Among the lines listed below, count those that include the string "React", and state only the count.

* start *

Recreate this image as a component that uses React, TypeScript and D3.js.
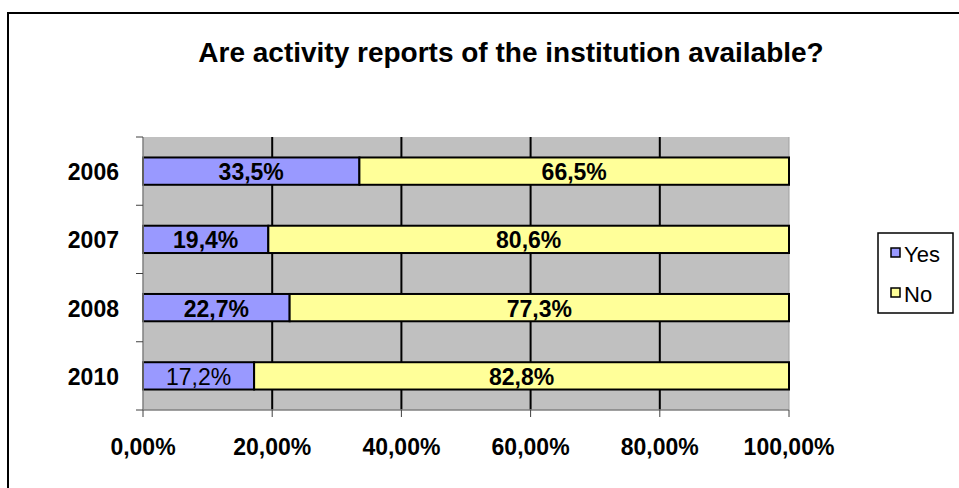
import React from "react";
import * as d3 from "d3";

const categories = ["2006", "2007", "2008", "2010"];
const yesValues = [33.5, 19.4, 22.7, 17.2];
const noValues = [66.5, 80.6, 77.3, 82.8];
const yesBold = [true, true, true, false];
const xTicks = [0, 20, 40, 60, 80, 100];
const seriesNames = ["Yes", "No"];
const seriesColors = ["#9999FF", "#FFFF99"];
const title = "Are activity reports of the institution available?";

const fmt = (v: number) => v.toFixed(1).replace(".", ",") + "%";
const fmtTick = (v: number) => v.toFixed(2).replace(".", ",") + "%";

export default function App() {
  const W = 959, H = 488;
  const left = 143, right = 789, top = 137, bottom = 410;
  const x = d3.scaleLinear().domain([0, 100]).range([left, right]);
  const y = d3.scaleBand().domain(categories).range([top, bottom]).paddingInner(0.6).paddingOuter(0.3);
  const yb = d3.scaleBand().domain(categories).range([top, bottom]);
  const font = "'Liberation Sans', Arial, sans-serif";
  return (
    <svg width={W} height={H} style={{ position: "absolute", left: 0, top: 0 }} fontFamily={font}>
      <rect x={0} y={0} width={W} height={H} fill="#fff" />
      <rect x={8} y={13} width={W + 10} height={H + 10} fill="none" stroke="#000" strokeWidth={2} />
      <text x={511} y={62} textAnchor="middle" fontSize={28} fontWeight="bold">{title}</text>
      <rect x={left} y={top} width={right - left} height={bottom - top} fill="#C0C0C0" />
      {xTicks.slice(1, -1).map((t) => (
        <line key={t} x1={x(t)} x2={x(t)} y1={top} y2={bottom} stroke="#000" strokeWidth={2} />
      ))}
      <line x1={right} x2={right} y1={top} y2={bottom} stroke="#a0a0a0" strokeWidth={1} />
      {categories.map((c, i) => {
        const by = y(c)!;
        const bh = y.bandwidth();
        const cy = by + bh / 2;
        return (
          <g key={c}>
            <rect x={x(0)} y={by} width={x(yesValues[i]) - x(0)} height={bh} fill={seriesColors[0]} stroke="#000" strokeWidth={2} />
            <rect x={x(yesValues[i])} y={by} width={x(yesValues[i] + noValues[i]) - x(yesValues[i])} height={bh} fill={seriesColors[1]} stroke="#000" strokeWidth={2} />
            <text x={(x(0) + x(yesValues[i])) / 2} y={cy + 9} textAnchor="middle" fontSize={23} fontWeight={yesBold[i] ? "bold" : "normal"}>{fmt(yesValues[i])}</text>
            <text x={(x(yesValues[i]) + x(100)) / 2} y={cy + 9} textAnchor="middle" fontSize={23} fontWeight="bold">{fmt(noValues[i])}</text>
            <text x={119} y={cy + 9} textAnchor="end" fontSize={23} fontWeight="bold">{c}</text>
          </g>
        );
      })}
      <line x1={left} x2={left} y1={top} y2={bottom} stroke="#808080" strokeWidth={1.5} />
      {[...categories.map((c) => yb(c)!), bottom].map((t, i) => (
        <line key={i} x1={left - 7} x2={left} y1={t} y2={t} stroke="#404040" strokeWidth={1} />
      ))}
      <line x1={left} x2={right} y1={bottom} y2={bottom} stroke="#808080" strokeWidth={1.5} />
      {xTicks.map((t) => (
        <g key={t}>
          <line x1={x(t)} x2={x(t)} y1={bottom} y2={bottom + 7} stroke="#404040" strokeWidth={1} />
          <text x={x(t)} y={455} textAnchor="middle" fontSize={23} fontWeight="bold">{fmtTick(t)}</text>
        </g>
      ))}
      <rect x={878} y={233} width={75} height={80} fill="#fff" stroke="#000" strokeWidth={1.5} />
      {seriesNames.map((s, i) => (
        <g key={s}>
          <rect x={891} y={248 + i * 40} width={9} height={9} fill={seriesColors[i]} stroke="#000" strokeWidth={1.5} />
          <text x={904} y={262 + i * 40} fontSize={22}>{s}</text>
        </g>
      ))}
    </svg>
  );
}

* end *

EXERCISE OUTPUT
2